What the hell? Are you just going to follow me around this website and say nasty things to me? It's getting really old. At least don't be such a pussy and give yourself a name if you're going to be the president of the "I Hate Lojo Club."


Also, I was never saving my MOUTH til marriage, so that comment makes no sense. Second, it doesn't really matter because my choice was taken from me be an asshole like you. Fuck off.

Submitted by Circe (user info) at 2004-06-06 08:24:26 EDT (#)
Ranking: 0

I'm a woman and I still think you're a whiny bitch..

An observation: At least you HAVE options. For anyone giving oral sex to a woman, there's no choice but to stick your tongue down there amongst the vaginal discharge. Sounds bad, doesn't it?

Some advice:

- There are no taste buds in the back of your throat.

- The sentence "I love it when men come on my tits" will almost always stop him from coming in your mouth.



Submitted by bklyn65 (user info) at 2004-06-06 08:03:17 EDT (#)
Ranking: 1

No Comment

Submitted by GrizzlyHunter62 (user info) at 2004-06-06 03:53:44 EDT (#)
Ranking: 0

Holy shit. What's wrong with you assholes? I'd give my left nut to be able to eat my girl's snatch right now. I live, however, four provinces away from her. Seriously, Random Joe's a prick. It's a man's privelage to suck a girl's clit and taste her lovely cunt.

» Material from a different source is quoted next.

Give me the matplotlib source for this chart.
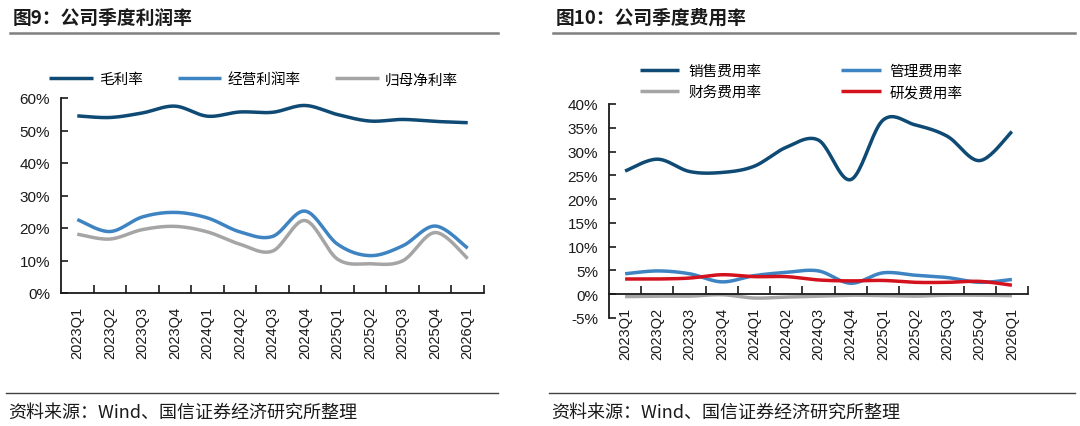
"""
Quarterly margin and expense-ratio charts (图9 / 图10), redrawn with matplotlib.
"""

import matplotlib
import numpy as np

matplotlib.use("Agg")
import matplotlib.pyplot as plt
from matplotlib.lines import Line2D
from matplotlib.ticker import FuncFormatter, FixedLocator

plt.rcParams["font.family"] = ["Liberation Sans", "Noto Sans CJK SC", "DejaVu Sans"]
CJK = ["Noto Sans CJK SC", "Liberation Sans", "DejaVu Sans"]

# -- Data ---------------------------------------------------------------------
QUARTERS = [
    "2023Q1", "2023Q2", "2023Q3", "2023Q4",
    "2024Q1", "2024Q2", "2024Q3", "2024Q4",
    "2025Q1", "2025Q2", "2025Q3", "2025Q4",
    "2026Q1",
]

# Figure 9: profit margins (%)
GROSS_MARGIN = [54.5, 54.0, 55.4, 57.5, 54.4, 55.7, 55.6, 57.7, 54.9, 52.9, 53.4, 52.8, 52.4]
OPERATING_MARGIN = [22.6, 18.9, 23.4, 24.8, 23.1, 18.8, 17.4, 25.2, 15.0, 11.5, 14.5, 20.6, 13.8]
NET_MARGIN = [18.1, 16.6, 19.5, 20.5, 18.8, 15.0, 12.9, 22.3, 10.4, 9.0, 9.9, 18.6, 10.6]

# Figure 10: expense ratios (%)
SELLING_RATIO = [25.9, 28.4, 25.8, 25.6, 26.9, 30.9, 32.4, 24.1, 36.6, 35.6, 33.2, 28.1, 34.2]
ADMIN_RATIO = [4.3, 4.9, 4.3, 2.6, 3.9, 4.6, 4.9, 2.3, 4.5, 4.0, 3.5, 2.5, 3.1]
FINANCE_RATIO = [-0.5, -0.4, -0.4, -0.1, -0.8, -0.6, -0.4, -0.2, -0.3, -0.4, -0.2, -0.2, -0.3]
RND_RATIO = [3.2, 3.2, 3.4, 4.1, 3.7, 3.7, 3.0, 2.8, 2.9, 2.5, 2.5, 2.7, 1.9]

COLORS = {
    "navy": "#0E4A74",
    "blue": "#3F84C2",
    "gray": "#A5A5A5",
    "red": "#D3121E",
}


# -- Helpers ------------------------------------------------------------------
def smooth_curve(y, steps=24):
    """Bezier smoothing through every point (like a spreadsheet 'smoothed line')."""
    y = np.asarray(y, dtype=float)
    x = np.arange(len(y), dtype=float)
    pts = np.column_stack([x, y])
    out = [pts[0]]
    t = np.linspace(0, 1, steps)[1:, None]
    for i in range(len(pts) - 1):
        p0 = pts[max(i - 1, 0)]
        p1 = pts[i]
        p2 = pts[i + 1]
        p3 = pts[min(i + 2, len(pts) - 1)]
        c1 = p1 + (p2 - p0) / 6.0
        c2 = p2 - (p3 - p1) / 6.0
        seg = ((1 - t) ** 3) * p1 + 3 * ((1 - t) ** 2) * t * c1 + 3 * (1 - t) * t ** 2 * c2 + t ** 3 * p2
        out.extend(seg)
    out = np.array(out)
    return out[:, 0], out[:, 1]


def style_axes(ax, ymin, ymax, step):
    ax.set_xlim(-0.5, len(QUARTERS) - 0.5)
    ax.set_ylim(ymin, ymax)
    for side in ("top", "right"):
        ax.spines[side].set_visible(False)
    for side in ("left", "bottom"):
        ax.spines[side].set_linewidth(1.3)
        ax.spines[side].set_color("#1a1a1a")
    ax.spines["bottom"].set_position(("data", 0))

    ax.set_yticks(np.arange(ymin, ymax + step / 2, step))
    ax.yaxis.set_major_formatter(FuncFormatter(lambda v, _: f"{v:.0f}%"))
    ax.tick_params(axis="y", direction="in", length=5, width=1.2, labelsize=11,
                   pad=8, colors="#1a1a1a")

    ax.set_xticks(np.arange(len(QUARTERS)))
    ax.set_xticklabels(QUARTERS, rotation=90, fontsize=10.5)
    ax.xaxis.set_minor_locator(FixedLocator(np.arange(-0.5, len(QUARTERS), 1.0)[1:]))
    ax.tick_params(axis="x", which="major", length=0, pad=9, colors="#1a1a1a")
    ax.tick_params(axis="x", which="minor", direction="in", length=6, width=1.2,
                   color="#1a1a1a")


def draw_line(ax, values, color, label):
    xs, ys = smooth_curve(values)
    ax.plot(xs, ys, color=color, lw=2.5, solid_capstyle="butt", label=label)


def frame_text(fig, x0, x1, title, source):
    fig.text(x0 + 0.002, 1 - 18 / 427, title, fontsize=13.5, family=CJK,
             fontweight="bold", va="center", ha="left", color="#1a1a1a")
    fig.add_artist(Line2D([x0, x1], [1 - 34 / 427] * 2, color="#7f7f7f", lw=1.8))
    fig.add_artist(Line2D([x0 - 0.004, x1], [1 - 394 / 427] * 2, color="#404040", lw=1.0))
    fig.text(x0 - 0.002, 1 - 413 / 427, source, fontsize=13, family=CJK,
             va="center", ha="left", color="#1a1a1a")


LEGEND_FONT = {"family": CJK, "size": 10.5, "weight": "medium"}


# -- Figure 9 -----------------------------------------------------------------
def panel_margins(fig):
    ax = fig.add_axes([61 / 1080, 1 - 294 / 427, 423 / 1080, 195 / 427])
    draw_line(ax, GROSS_MARGIN, COLORS["navy"], "毛利率")
    draw_line(ax, OPERATING_MARGIN, COLORS["blue"], "经营利润率")
    draw_line(ax, NET_MARGIN, COLORS["gray"], "归母净利率")
    style_axes(ax, 0, 60, 10)
    ax.legend(ncol=3, loc="center left", bbox_to_anchor=(-0.042, 1.095), frameon=False,
              prop=LEGEND_FONT, handlelength=3.0, handletextpad=0.4,
              columnspacing=2.4, borderaxespad=0)
    frame_text(fig, 10 / 1080, 498 / 1080, "图9：公司季度利润率",
               "资料来源：Wind、国信证券经济研究所整理")


# -- Figure 10 ----------------------------------------------------------------
def panel_expenses(fig):
    ax = fig.add_axes([609 / 1080, 1 - 319 / 427, 419 / 1080, 214 / 427])
    draw_line(ax, SELLING_RATIO, COLORS["navy"], "销售费用率")
    draw_line(ax, FINANCE_RATIO, COLORS["gray"], "财务费用率")
    draw_line(ax, ADMIN_RATIO, COLORS["blue"], "管理费用率")
    draw_line(ax, RND_RATIO, COLORS["red"], "研发费用率")
    style_axes(ax, -5, 40, 5)
    ax.legend(ncol=2, loc="center left", bbox_to_anchor=(0.06, 1.105), frameon=False,
              prop=LEGEND_FONT, handlelength=2.7, handletextpad=0.6,
              columnspacing=5.5, labelspacing=0.5, borderaxespad=0)
    frame_text(fig, 553 / 1080, 1075 / 1080, "图10：公司季度费用率",
               "资料来源：Wind、国信证券经济研究所整理")


def main():
    fig = plt.figure(figsize=(10.8, 4.27), dpi=100)
    panel_margins(fig)
    panel_expenses(fig)
    fig.savefig("out.png", dpi=100, facecolor="white")
    plt.close(fig)


if __name__ == "__main__":
    main()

I'm not just saying this because I'm drunk.



But I am.




Eating Strawberries.




And chocholate chip cookies.




GO FLAMES WOO!!!

Submitted by cheruboo (user info) at 2004-06-05 16:42:33 EDT (#)
Ranking: 1

No Comment

Submitted by conrad (user info) at 2004-06-05 16:40:39 EDT (#)
Ranking: 1

I too agree with RJ, though it's really not a bad post. It's true that what one consumes can effect the flavour of one's, ahem, output. In a past incarnation I was a fine wine broker, and did a lot of entertaining: consequently, I consumed very little but the finest wines known to humanity, the food of great restaurants, and cocaine. Several of the young ladies sufficiently privileged to taste my, ahem, release, during this time commented on the uniquely fine flavour. Needless to say that, since my return to academia and a diet more prosaic, I have recieved no such accolades. I feel dirty now.

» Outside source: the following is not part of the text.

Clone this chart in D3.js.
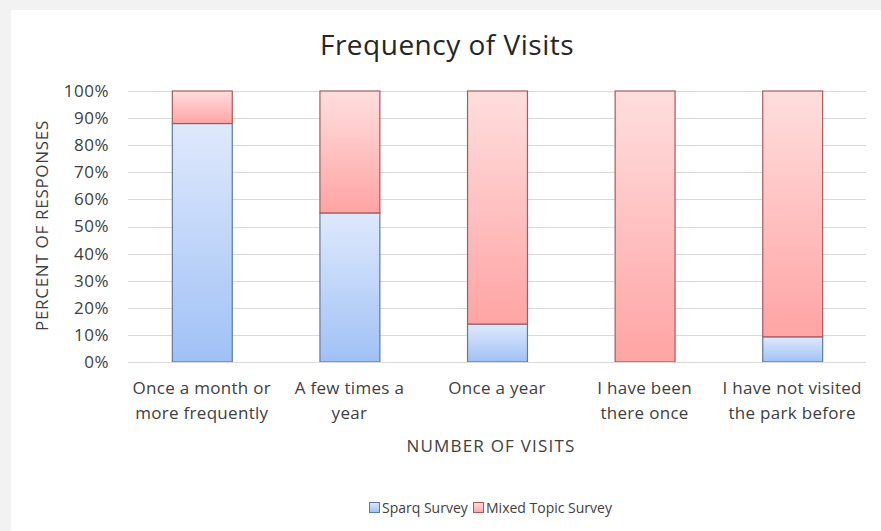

Submitted by someone (user info) at 2004-06-05 16:12:16 EDT (#)
Ranking: 0

I agree with random joe.

Submitted by Random Joe at 2004-06-05 16:06:33 EDT (#)
Ranking: 0

Submitted by lojope (user info) at 2004-06-05 13:18:01 (#)
Ranking: 1

I really don't think it tastes that bad.

You've really slipped for someone who was saving herself for marriage.

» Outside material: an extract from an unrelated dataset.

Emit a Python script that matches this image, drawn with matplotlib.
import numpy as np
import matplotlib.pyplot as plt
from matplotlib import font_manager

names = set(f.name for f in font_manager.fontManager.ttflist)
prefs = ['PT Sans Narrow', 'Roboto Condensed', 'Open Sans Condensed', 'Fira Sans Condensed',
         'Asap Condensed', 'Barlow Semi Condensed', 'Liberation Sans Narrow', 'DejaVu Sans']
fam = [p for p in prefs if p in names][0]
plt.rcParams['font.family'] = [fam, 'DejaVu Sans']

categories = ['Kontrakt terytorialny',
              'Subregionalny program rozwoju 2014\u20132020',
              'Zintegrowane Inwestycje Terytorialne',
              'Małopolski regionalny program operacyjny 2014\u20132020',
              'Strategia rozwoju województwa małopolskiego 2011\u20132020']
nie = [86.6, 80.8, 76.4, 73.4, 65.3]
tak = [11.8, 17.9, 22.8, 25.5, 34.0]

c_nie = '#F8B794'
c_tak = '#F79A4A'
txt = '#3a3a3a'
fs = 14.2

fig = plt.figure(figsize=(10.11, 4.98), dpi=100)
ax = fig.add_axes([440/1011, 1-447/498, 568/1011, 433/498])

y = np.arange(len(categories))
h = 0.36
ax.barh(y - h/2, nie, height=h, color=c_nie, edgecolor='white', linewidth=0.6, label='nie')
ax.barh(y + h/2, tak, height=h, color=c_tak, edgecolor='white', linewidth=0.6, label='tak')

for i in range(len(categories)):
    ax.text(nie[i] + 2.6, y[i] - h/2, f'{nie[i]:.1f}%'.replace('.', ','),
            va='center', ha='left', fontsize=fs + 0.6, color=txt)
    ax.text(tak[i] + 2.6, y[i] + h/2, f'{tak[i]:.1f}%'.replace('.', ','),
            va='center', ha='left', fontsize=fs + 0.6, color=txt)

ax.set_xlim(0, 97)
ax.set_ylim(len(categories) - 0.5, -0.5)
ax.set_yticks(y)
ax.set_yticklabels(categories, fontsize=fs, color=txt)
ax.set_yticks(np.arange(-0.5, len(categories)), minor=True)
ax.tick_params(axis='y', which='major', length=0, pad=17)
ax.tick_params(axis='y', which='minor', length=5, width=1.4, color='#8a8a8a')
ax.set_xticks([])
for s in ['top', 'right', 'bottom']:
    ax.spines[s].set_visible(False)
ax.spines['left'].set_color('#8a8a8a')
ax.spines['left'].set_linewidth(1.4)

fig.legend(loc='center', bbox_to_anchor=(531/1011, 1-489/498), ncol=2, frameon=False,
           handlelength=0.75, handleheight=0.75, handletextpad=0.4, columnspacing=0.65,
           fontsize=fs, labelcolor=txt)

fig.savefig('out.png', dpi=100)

Submitted by Judoka (user info) at 2004-06-05 15:51:28 EDT (#)
Ranking: 0

I'm with these guys.

Submitted by I_Have_a_Kristen_Fetish (user info) at 2004-06-05 13:16:30 (#)
Ranking: -2

Submitted by Random Joe at 2004-06-05 13:04:12 (#)
Ranking: -2

girls never fucking understand hte concept of oral sex, and for that, i hate you. it's not supposed to benefit you. who's the one getting off? (please tell me its the guy...)

which leads me to my next point--how "great" do you think musty tuna tastes? do girls actually think we like be able to smell them from a mile away when they've got their pants off?

it's a two-way street you dumb, ignorant bitch. get a life
---
Let's give ol' random a counting vote.

Submitted by lilbill87 (user info) at 2004-06-05 15:43:40 EDT (#)
Ranking: 1

made me laugh

Submitted by Dufflady (user info) at 2004-06-05 15:22:03 EDT (#)
Ranking: 0

Funny, but could have been better.

Submitted by Razor (user info) at 2004-06-05 15:12:46 EDT (#)
Ranking: 0

Random Joe was pretty much right.

Submitted by gassygirl73 (user info) at 2004-06-05 13:24:39 EDT (#)
Ranking: 1

I enjoy every aspect of oral sex for the explicit reason that I know he loves it. I don't especially love the taste - but the enjoyment and the stimulation of his orgasm makes me want it.

The post is good and funny.

Submitted by lojope (user info) at 2004-06-05 13:18:01 EDT (#)
Ranking: 1

I really don't think it tastes that bad. Unless they ate asparagus. Ew. *shudder*

But this was a funny post.

Submitted by Spiral_Abraxis (user info) at 2004-06-05 13:17:06 EDT (#)
Ranking: 2

Submitted by Random Joe at 2004-06-05 13:04:12 (#)
Ranking: -2

girls never fucking understand hte concept of oral sex, and for that, i hate you. it's not supposed to benefit you. who's the one getting off? (please tell me its the guy...)

which leads me to my next point--how "great" do you think musty tuna tastes? do girls actually think we like be able to smell them from a mile away when they've got their pants off?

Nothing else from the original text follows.